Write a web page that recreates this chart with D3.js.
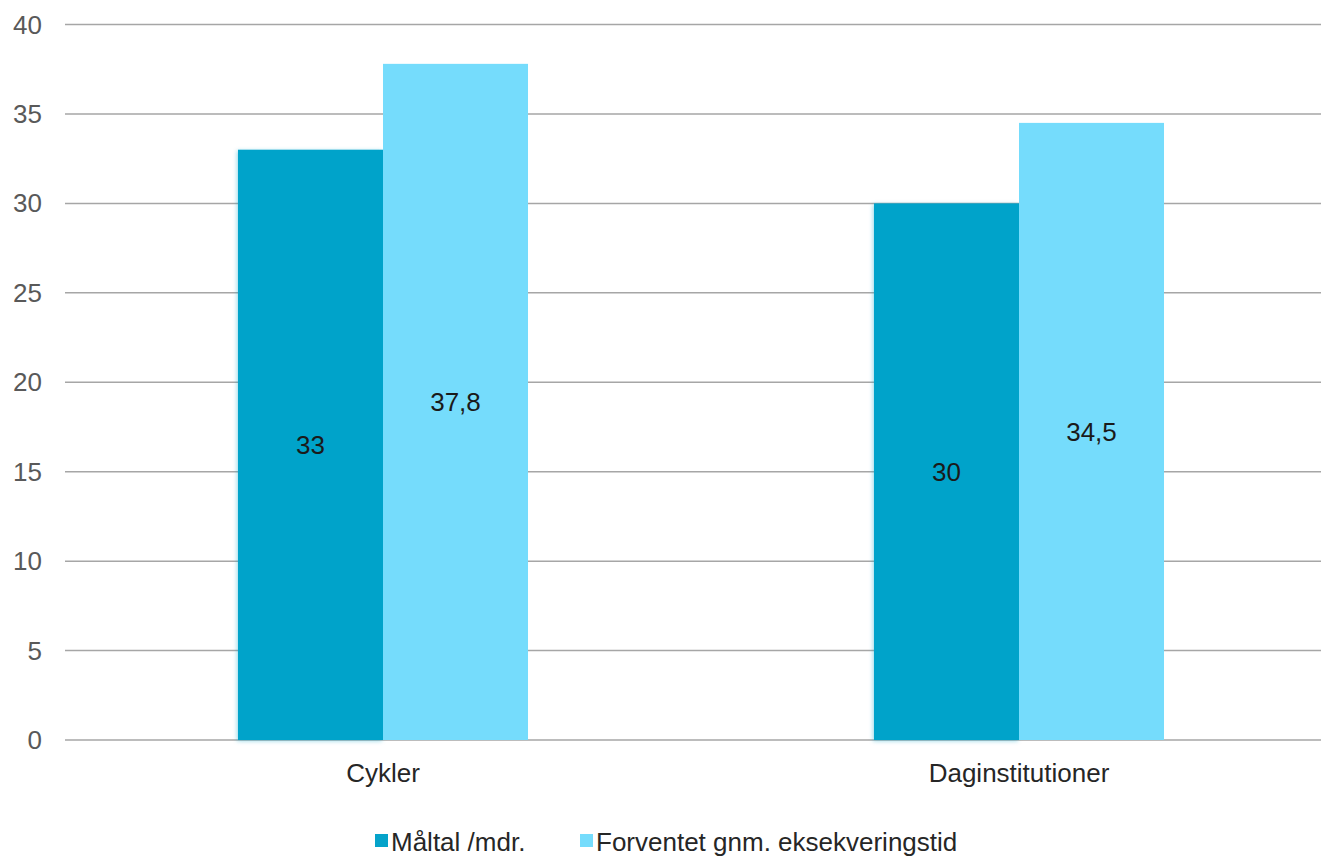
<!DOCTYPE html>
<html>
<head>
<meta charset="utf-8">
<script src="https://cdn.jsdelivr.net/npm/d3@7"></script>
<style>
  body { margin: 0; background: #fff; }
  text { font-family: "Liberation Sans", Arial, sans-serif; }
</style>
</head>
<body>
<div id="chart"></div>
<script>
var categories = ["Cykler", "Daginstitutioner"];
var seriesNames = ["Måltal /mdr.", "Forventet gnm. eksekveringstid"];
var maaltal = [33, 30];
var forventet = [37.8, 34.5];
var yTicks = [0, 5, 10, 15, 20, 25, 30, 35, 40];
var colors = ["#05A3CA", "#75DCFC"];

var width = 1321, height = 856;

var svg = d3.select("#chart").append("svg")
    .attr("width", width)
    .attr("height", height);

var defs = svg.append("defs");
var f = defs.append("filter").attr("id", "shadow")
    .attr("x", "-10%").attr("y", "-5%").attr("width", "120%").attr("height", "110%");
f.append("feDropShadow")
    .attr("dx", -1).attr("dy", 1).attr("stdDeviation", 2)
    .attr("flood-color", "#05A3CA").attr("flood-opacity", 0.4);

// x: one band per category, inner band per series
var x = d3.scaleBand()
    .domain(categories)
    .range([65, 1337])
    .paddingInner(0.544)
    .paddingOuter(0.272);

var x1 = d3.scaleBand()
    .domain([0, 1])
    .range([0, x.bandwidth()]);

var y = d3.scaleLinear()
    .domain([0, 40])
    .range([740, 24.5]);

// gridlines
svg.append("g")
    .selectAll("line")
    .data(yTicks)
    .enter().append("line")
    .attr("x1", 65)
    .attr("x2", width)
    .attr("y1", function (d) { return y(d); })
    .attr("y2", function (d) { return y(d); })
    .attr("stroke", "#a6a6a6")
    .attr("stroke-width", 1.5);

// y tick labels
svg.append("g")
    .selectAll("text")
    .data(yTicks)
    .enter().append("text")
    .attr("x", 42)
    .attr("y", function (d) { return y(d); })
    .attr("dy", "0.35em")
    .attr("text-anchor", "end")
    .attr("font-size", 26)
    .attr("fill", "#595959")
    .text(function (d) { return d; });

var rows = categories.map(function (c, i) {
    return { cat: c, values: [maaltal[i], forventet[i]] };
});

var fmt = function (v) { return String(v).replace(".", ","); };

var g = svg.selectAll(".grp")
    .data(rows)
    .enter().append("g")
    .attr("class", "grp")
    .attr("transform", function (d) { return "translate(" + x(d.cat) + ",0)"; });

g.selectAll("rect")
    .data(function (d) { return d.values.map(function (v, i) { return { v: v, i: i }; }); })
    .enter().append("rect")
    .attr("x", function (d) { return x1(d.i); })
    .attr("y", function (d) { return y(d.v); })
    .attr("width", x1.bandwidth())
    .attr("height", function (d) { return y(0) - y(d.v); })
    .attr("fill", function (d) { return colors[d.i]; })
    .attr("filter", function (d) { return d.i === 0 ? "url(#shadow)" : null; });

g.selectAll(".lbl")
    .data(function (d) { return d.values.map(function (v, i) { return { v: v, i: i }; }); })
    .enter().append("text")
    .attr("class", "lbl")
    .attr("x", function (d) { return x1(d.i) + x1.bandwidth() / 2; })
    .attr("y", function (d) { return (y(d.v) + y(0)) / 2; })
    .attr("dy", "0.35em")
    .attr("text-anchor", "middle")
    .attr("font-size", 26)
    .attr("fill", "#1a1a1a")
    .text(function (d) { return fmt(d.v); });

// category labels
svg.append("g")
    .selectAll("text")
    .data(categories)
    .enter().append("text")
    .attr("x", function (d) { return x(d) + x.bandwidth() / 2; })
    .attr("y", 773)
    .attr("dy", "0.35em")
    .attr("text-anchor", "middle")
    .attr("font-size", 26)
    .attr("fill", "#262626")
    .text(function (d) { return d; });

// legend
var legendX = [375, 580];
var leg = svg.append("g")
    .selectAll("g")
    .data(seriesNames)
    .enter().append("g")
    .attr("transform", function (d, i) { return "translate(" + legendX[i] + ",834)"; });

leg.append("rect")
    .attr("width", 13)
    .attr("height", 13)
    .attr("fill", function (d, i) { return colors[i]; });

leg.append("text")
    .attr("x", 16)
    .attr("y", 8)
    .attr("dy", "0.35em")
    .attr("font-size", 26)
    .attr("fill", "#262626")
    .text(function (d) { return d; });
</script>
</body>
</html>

§ Written task
Reproduce the material above verbatim; omit every picture.

§ Problem solution
Write a web page that recreates this chart with D3.js.
<!DOCTYPE html>
<html>
<head>
<meta charset="utf-8">
<script src="https://cdn.jsdelivr.net/npm/d3@7"></script>
<style>
  body { margin: 0; background: #fff; }
  text { font-family: "Liberation Sans", Arial, sans-serif; }
</style>
</head>
<body>
<div id="chart"></div>
<script>
var categories = ["Cykler", "Daginstitutioner"];
var seriesNames = ["Måltal /mdr.", "Forventet gnm. eksekveringstid"];
var maaltal = [33, 30];
var forventet = [37.8, 34.5];
var yTicks = [0, 5, 10, 15, 20, 25, 30, 35, 40];
var colors = ["#05A3CA", "#75DCFC"];

var width = 1321, height = 856;

var svg = d3.select("#chart").append("svg")
    .attr("width", width)
    .attr("height", height);

var defs = svg.append("defs");
var f = defs.append("filter").attr("id", "shadow")
    .attr("x", "-10%").attr("y", "-5%").attr("width", "120%").attr("height", "110%");
f.append("feDropShadow")
    .attr("dx", -1).attr("dy", 1).attr("stdDeviation", 2)
    .attr("flood-color", "#05A3CA").attr("flood-opacity", 0.4);

// x: one band per category, inner band per series
var x = d3.scaleBand()
    .domain(categories)
    .range([65, 1337])
    .paddingInner(0.544)
    .paddingOuter(0.272);

var x1 = d3.scaleBand()
    .domain([0, 1])
    .range([0, x.bandwidth()]);

var y = d3.scaleLinear()
    .domain([0, 40])
    .range([740, 24.5]);

// gridlines
svg.append("g")
    .selectAll("line")
    .data(yTicks)
    .enter().append("line")
    .attr("x1", 65)
    .attr("x2", width)
    .attr("y1", function (d) { return y(d); })
    .attr("y2", function (d) { return y(d); })
    .attr("stroke", "#a6a6a6")
    .attr("stroke-width", 1.5);

// y tick labels
svg.append("g")
    .selectAll("text")
    .data(yTicks)
    .enter().append("text")
    .attr("x", 42)
    .attr("y", function (d) { return y(d); })
    .attr("dy", "0.35em")
    .attr("text-anchor", "end")
    .attr("font-size", 26)
    .attr("fill", "#595959")
    .text(function (d) { return d; });

var rows = categories.map(function (c, i) {
    return { cat: c, values: [maaltal[i], forventet[i]] };
});

var fmt = function (v) { return String(v).replace(".", ","); };

var g = svg.selectAll(".grp")
    .data(rows)
    .enter().append("g")
    .attr("class", "grp")
    .attr("transform", function (d) { return "translate(" + x(d.cat) + ",0)"; });

g.selectAll("rect")
    .data(function (d) { return d.values.map(function (v, i) { return { v: v, i: i }; }); })
    .enter().append("rect")
    .attr("x", function (d) { return x1(d.i); })
    .attr("y", function (d) { return y(d.v); })
    .attr("width", x1.bandwidth())
    .attr("height", function (d) { return y(0) - y(d.v); })
    .attr("fill", function (d) { return colors[d.i]; })
    .attr("filter", function (d) { return d.i === 0 ? "url(#shadow)" : null; });

g.selectAll(".lbl")
    .data(function (d) { return d.values.map(function (v, i) { return { v: v, i: i }; }); })
    .enter().append("text")
    .attr("class", "lbl")
    .attr("x", function (d) { return x1(d.i) + x1.bandwidth() / 2; })
    .attr("y", function (d) { return (y(d.v) + y(0)) / 2; })
    .attr("dy", "0.35em")
    .attr("text-anchor", "middle")
    .attr("font-size", 26)
    .attr("fill", "#1a1a1a")
    .text(function (d) { return fmt(d.v); });

// category labels
svg.append("g")
    .selectAll("text")
    .data(categories)
    .enter().append("text")
    .attr("x", function (d) { return x(d) + x.bandwidth() / 2; })
    .attr("y", 773)
    .attr("dy", "0.35em")
    .attr("text-anchor", "middle")
    .attr("font-size", 26)
    .attr("fill", "#262626")
    .text(function (d) { return d; });

// legend
var legendX = [375, 580];
var leg = svg.append("g")
    .selectAll("g")
    .data(seriesNames)
    .enter().append("g")
    .attr("transform", function (d, i) { return "translate(" + legendX[i] + ",834)"; });

leg.append("rect")
    .attr("width", 13)
    .attr("height", 13)
    .attr("fill", function (d, i) { return colors[i]; });

leg.append("text")
    .attr("x", 16)
    .attr("y", 8)
    .attr("dy", "0.35em")
    .attr("font-size", 26)
    .attr("fill", "#262626")
    .text(function (d) { return d; });
</script>
</body>
</html>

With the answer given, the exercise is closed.